The extraction and selection task allowed us to add 10 new linguistic features to the program. The following new linguistic features are useful for the extraction of partial solutions: “by”, “discovered”, “modeling”, “resulting”, “using”, “through”. The following linguistic features are useful for the extraction of problems: “because”, “expensive”, “how”, “often”.

The changes made in the program and in the linguistic features lists during this project have led to a significant increase of the performance indicators (Table 3).

Table 3. Performances after the changes in the program and features lists

5 Outlook and Summary

As a conclusion, this article relates about the project at CSIP to extend its automatic extraction techniques to research and science news articles in the field of the Inventive Design Method. Due to unexpected obstacles during the annotation phase of the project, we focused mainly on science news articles, for which we could evaluate and adjust the linguistic features, starting from another extraction program developed by our team and based on patents.

In spite of the increase of the program performance indicators, the results still need to be improved in order for engineers to be able to use the tool for their projects. A major point for its improvement is to create bigger corpora of annotated articles, which ally both quality and quantity.

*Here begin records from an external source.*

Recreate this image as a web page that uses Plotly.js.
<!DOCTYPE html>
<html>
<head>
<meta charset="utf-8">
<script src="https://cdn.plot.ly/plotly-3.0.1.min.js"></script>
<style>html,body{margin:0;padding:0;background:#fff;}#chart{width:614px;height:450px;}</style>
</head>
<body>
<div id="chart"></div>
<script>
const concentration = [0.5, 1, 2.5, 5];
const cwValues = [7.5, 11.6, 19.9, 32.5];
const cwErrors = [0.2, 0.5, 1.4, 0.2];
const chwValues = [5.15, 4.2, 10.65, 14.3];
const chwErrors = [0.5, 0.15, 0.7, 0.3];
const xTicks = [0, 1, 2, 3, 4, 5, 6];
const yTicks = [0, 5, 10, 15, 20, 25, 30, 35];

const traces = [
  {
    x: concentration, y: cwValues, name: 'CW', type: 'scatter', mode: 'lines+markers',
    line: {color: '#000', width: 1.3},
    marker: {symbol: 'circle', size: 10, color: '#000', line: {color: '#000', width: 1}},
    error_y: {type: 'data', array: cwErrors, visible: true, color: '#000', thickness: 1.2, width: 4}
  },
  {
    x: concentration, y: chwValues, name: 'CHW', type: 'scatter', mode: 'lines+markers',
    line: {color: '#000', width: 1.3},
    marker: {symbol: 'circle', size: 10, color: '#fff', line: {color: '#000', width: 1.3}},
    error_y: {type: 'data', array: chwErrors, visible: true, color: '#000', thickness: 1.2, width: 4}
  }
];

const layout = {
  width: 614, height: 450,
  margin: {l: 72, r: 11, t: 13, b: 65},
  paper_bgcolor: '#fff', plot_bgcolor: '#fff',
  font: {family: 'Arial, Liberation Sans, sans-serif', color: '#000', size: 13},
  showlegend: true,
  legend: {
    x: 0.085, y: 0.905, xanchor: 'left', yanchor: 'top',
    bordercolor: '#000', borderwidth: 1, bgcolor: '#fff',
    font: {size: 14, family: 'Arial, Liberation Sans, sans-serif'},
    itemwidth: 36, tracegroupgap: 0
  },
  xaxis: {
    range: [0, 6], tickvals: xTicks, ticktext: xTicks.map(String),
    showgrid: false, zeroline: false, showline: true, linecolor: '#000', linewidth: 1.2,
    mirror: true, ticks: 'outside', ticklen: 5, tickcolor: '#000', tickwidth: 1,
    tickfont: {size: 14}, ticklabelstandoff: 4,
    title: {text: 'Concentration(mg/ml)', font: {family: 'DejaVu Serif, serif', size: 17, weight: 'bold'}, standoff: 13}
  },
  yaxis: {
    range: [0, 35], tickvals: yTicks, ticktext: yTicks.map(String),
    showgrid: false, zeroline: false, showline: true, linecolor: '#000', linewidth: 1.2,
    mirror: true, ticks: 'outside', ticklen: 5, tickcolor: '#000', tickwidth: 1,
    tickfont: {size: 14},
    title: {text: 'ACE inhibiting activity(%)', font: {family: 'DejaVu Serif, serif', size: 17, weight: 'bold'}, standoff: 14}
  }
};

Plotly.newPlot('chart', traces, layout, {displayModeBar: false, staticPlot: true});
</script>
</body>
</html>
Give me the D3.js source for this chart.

Moreover, our program is able to extract information from research articles, but the number of extractions is too high (often nearly 70 extracted elements for one article). Therefore it seems even more important to separate completely the extraction processes for science news articles from research articles, and to find new sets of linguistic features as well as a system to interact differently depending on the article section for research papers.

A last angle to work on in order to improve the precision and recall is to cut the article contents more finely than only between sentences, making sure that a problem and a partial solution cannot be in the same meaning unit.